With the images removed, repeat the data below exactly.

#### RECORDED DATA

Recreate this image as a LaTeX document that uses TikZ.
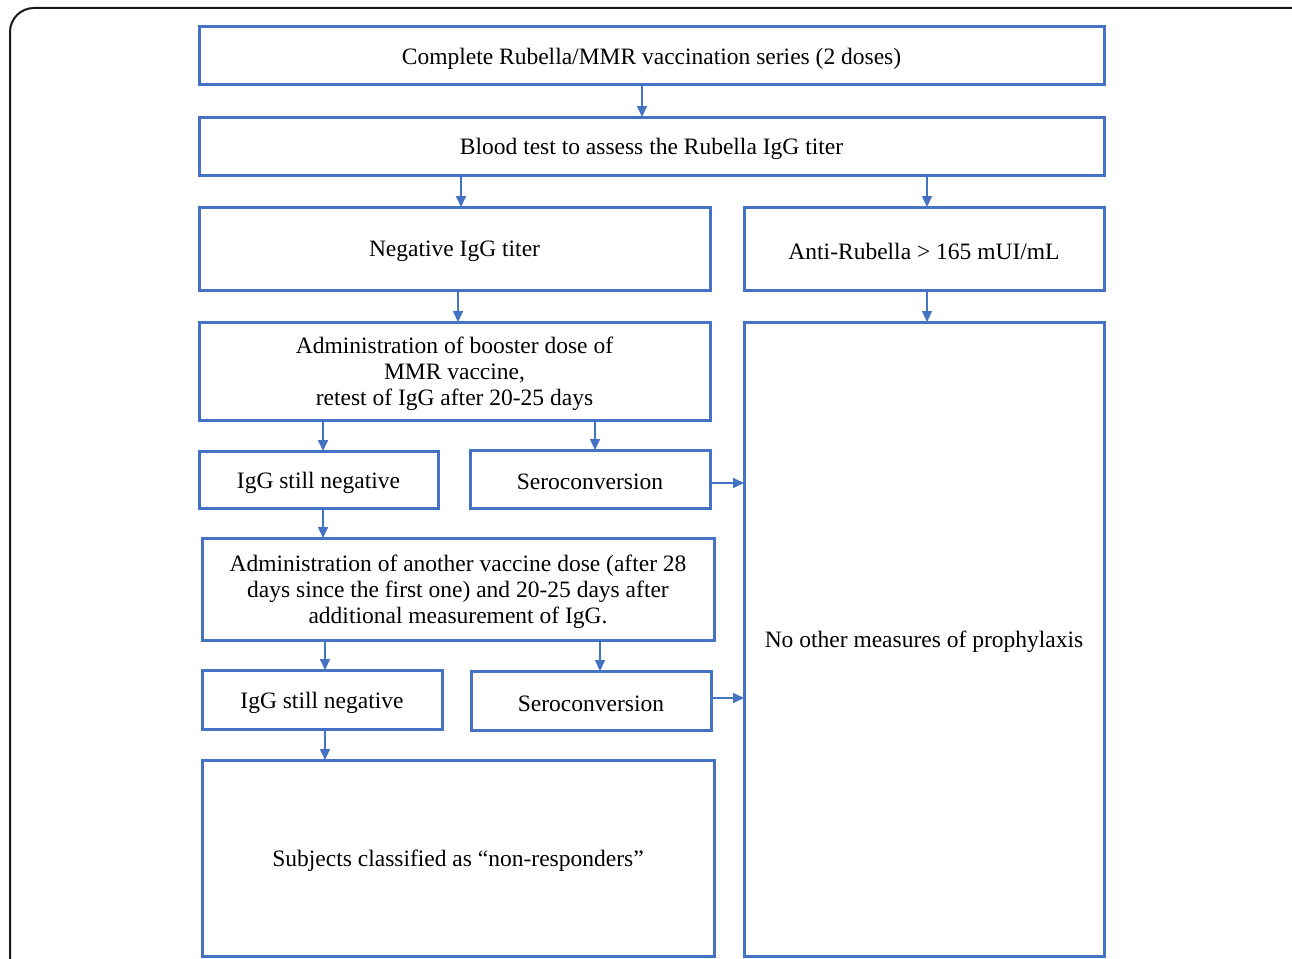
\documentclass[tikz,border=0pt]{standalone}
\usepackage{fontspec}
\setmainfont{Liberation Serif}
\usetikzlibrary{arrows.meta}
\definecolor{bblue}{HTML}{4472C4}
\begin{document}
\begin{tikzpicture}[x=1pt,y=-1pt,
  box/.style={draw=bblue, line width=3pt, inner sep=0pt, outer sep=0pt},
  txt/.style={align=center, inner sep=0pt, yshift=-3pt, font=\fontsize{23.5}{26}\selectfont},
  arr/.style={draw=bblue, line width=1.6pt, -{Triangle[length=11pt,width=10pt]}}]
\useasboundingbox (0,0) rectangle (1292,958);
\begin{scope}
\clip (0,0) rectangle (1292,958);
\draw[line width=2pt, black!90, rounded corners=24pt] (10,8) rectangle (1330,1000);
\end{scope}
% helper coordinates
\coordinate (xa) at (642,0);
\coordinate (xb) at (461,0);
\coordinate (xc) at (927,0);
\coordinate (xd) at (458,0);
\coordinate (xe) at (323,0);
\coordinate (xf) at (595,0);
\coordinate (xg) at (325,0);
\coordinate (xh) at (600,0);
\coordinate (ya) at (0,483);
\coordinate (yb) at (0,698);
% boxes
\node[box, minimum width=905pt, minimum height=57pt, label={[txt]center:Complete Rubella/MMR vaccination series (2 doses)}] (top) at (651.5,55.5) {};
\node[box, minimum width=905pt, minimum height=58pt, label={[txt]center:Blood test to assess the Rubella IgG titer}] (blood) at (651.5,146) {};
\node[box, minimum width=511pt, minimum height=83pt, label={[txt]center:Negative IgG titer}] (neg) at (454.5,248.5) {};
\node[box, minimum width=360pt, minimum height=83pt, label={[txt]center:Anti-Rubella > 165 mUI/mL}] (anti) at (924,248.5) {};
\node[box, minimum width=511pt, minimum height=98pt, label={[txt]center:{Administration of booster dose of\\MMR vaccine,\\retest of IgG after 20-25 days}}] (adm) at (454.5,371) {};
\node[box, minimum width=239pt, minimum height=57pt, label={[txt]center:IgG still negative}] (ign1) at (318.5,479.5) {};
\node[box, minimum width=240pt, minimum height=58pt, label={[txt]center:Seroconversion}] (ser1) at (590,479) {};
\node[box, minimum width=512pt, minimum height=102pt, label={[txt]center:{Administration of another vaccine dose (after 28\\days since the first one) and 20-25 days after\\additional measurement of IgG.}}] (adm2) at (458,589) {};
\node[box, minimum width=240pt, minimum height=59pt, label={[txt]center:IgG still negative}] (ign2) at (322,699.5) {};
\node[box, minimum width=240pt, minimum height=59pt, label={[txt]center:Seroconversion}] (ser2) at (591,700.5) {};
\node[box, minimum width=512pt, minimum height=196pt, label={[txt]center:Subjects classified as “non-responders”}] (subj) at (458,858) {};
\node[box, minimum width=360pt, minimum height=634pt, label={[txt]center:No other measures of prophylaxis}] (noo) at (924,639) {};
% arrows
\draw[arr] (top.south -| xa) -- (blood.north -| xa);
\draw[arr] (blood.south -| xb) -- (neg.north -| xb);
\draw[arr] (blood.south -| xc) -- (anti.north -| xc);
\draw[arr] (neg.south -| xd) -- (adm.north -| xd);
\draw[arr] (anti.south -| xc) -- (noo.north -| xc);
\draw[arr] (adm.south -| xe) -- (ign1.north -| xe);
\draw[arr] (adm.south -| xf) -- (ser1.north -| xf);
\draw[arr] (ign1.south -| xe) -- (adm2.north -| xe);
\draw[arr] (ser1.east |- ya) -- (noo.west |- ya);
\draw[arr] (adm2.south -| xg) -- (ign2.north -| xg);
\draw[arr] (adm2.south -| xh) -- (ser2.north -| xh);
\draw[arr] (ser2.east |- yb) -- (noo.west |- yb);
\draw[arr] (ign2.south -| xg) -- (subj.north -| xg);
\end{tikzpicture}
\end{document}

########

**TASK SOLUTION**
Recreate this image as a LaTeX document that uses TikZ.
\documentclass[tikz,border=0pt]{standalone}
\usepackage{fontspec}
\setmainfont{Liberation Serif}
\usetikzlibrary{arrows.meta}
\definecolor{bblue}{HTML}{4472C4}
\begin{document}
\begin{tikzpicture}[x=1pt,y=-1pt,
  box/.style={draw=bblue, line width=3pt, inner sep=0pt, outer sep=0pt},
  txt/.style={align=center, inner sep=0pt, yshift=-3pt, font=\fontsize{23.5}{26}\selectfont},
  arr/.style={draw=bblue, line width=1.6pt, -{Triangle[length=11pt,width=10pt]}}]
\useasboundingbox (0,0) rectangle (1292,958);
\begin{scope}
\clip (0,0) rectangle (1292,958);
\draw[line width=2pt, black!90, rounded corners=24pt] (10,8) rectangle (1330,1000);
\end{scope}
% helper coordinates
\coordinate (xa) at (642,0);
\coordinate (xb) at (461,0);
\coordinate (xc) at (927,0);
\coordinate (xd) at (458,0);
\coordinate (xe) at (323,0);
\coordinate (xf) at (595,0);
\coordinate (xg) at (325,0);
\coordinate (xh) at (600,0);
\coordinate (ya) at (0,483);
\coordinate (yb) at (0,698);
% boxes
\node[box, minimum width=905pt, minimum height=57pt, label={[txt]center:Complete Rubella/MMR vaccination series (2 doses)}] (top) at (651.5,55.5) {};
\node[box, minimum width=905pt, minimum height=58pt, label={[txt]center:Blood test to assess the Rubella IgG titer}] (blood) at (651.5,146) {};
\node[box, minimum width=511pt, minimum height=83pt, label={[txt]center:Negative IgG titer}] (neg) at (454.5,248.5) {};
\node[box, minimum width=360pt, minimum height=83pt, label={[txt]center:Anti-Rubella > 165 mUI/mL}] (anti) at (924,248.5) {};
\node[box, minimum width=511pt, minimum height=98pt, label={[txt]center:{Administration of booster dose of\\MMR vaccine,\\retest of IgG after 20-25 days}}] (adm) at (454.5,371) {};
\node[box, minimum width=239pt, minimum height=57pt, label={[txt]center:IgG still negative}] (ign1) at (318.5,479.5) {};
\node[box, minimum width=240pt, minimum height=58pt, label={[txt]center:Seroconversion}] (ser1) at (590,479) {};
\node[box, minimum width=512pt, minimum height=102pt, label={[txt]center:{Administration of another vaccine dose (after 28\\days since the first one) and 20-25 days after\\additional measurement of IgG.}}] (adm2) at (458,589) {};
\node[box, minimum width=240pt, minimum height=59pt, label={[txt]center:IgG still negative}] (ign2) at (322,699.5) {};
\node[box, minimum width=240pt, minimum height=59pt, label={[txt]center:Seroconversion}] (ser2) at (591,700.5) {};
\node[box, minimum width=512pt, minimum height=196pt, label={[txt]center:Subjects classified as “non-responders”}] (subj) at (458,858) {};
\node[box, minimum width=360pt, minimum height=634pt, label={[txt]center:No other measures of prophylaxis}] (noo) at (924,639) {};
% arrows
\draw[arr] (top.south -| xa) -- (blood.north -| xa);
\draw[arr] (blood.south -| xb) -- (neg.north -| xb);
\draw[arr] (blood.south -| xc) -- (anti.north -| xc);
\draw[arr] (neg.south -| xd) -- (adm.north -| xd);
\draw[arr] (anti.south -| xc) -- (noo.north -| xc);
\draw[arr] (adm.south -| xe) -- (ign1.north -| xe);
\draw[arr] (adm.south -| xf) -- (ser1.north -| xf);
\draw[arr] (ign1.south -| xe) -- (adm2.north -| xe);
\draw[arr] (ser1.east |- ya) -- (noo.west |- ya);
\draw[arr] (adm2.south -| xg) -- (ign2.north -| xg);
\draw[arr] (adm2.south -| xh) -- (ser2.north -| xh);
\draw[arr] (ser2.east |- yb) -- (noo.west |- yb);
\draw[arr] (ign2.south -| xg) -- (subj.north -| xg);
\end{tikzpicture}
\end{document}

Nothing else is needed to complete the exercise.